*WHAT IS ASKED:* All lines from the beginning of the listing through the line with "from matplotlib.ticker import" are to be copied word for word; the pictures are not.

*SOURCE EXCERPT:*
▼▼▼
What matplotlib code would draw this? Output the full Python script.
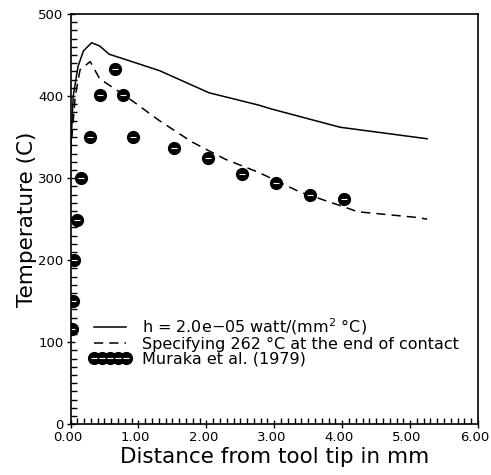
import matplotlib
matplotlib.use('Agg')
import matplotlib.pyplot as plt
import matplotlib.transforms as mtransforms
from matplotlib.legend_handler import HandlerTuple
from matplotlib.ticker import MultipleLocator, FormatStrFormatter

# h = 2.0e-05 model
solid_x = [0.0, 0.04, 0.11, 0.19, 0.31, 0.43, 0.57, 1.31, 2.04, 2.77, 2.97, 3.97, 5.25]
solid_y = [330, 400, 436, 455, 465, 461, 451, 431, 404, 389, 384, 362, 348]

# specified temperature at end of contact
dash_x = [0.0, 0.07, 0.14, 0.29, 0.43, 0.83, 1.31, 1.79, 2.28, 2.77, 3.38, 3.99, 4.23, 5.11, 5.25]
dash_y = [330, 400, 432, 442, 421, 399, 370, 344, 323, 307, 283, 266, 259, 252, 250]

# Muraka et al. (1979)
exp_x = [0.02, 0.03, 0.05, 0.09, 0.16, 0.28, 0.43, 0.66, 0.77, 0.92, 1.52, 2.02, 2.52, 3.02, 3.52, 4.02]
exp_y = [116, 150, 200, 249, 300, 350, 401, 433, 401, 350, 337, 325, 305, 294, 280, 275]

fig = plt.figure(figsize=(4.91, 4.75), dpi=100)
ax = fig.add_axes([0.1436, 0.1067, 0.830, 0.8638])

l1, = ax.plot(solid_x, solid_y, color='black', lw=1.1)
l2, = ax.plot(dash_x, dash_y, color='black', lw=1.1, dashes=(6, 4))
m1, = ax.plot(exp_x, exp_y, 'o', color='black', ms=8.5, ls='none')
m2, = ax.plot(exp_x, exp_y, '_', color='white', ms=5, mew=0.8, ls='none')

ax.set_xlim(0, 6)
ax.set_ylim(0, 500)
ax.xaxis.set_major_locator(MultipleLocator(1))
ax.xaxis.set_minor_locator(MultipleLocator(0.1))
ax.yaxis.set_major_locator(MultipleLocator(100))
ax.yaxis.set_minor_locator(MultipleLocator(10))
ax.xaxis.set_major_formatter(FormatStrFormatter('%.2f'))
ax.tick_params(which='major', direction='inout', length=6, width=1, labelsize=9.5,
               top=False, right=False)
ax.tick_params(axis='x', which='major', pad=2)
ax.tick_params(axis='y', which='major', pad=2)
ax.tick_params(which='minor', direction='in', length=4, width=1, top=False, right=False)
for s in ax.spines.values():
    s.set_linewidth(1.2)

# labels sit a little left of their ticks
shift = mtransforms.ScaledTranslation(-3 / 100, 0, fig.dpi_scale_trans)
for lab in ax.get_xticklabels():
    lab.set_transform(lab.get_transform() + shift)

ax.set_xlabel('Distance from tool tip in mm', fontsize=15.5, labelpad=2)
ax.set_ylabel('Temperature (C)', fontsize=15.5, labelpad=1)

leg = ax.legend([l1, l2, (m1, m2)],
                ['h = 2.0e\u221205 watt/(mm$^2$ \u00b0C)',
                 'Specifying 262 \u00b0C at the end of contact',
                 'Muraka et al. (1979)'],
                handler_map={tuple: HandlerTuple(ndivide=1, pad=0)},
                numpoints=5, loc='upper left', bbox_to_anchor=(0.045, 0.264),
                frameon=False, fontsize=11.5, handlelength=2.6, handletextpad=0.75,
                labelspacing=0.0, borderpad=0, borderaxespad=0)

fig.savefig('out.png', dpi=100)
▲▲▲
*ANSWER:*
What matplotlib code would draw this? Output the full Python script.
import matplotlib
matplotlib.use('Agg')
import matplotlib.pyplot as plt
import matplotlib.transforms as mtransforms
from matplotlib.legend_handler import HandlerTuple
from matplotlib.ticker import MultipleLocator, FormatStrFormatter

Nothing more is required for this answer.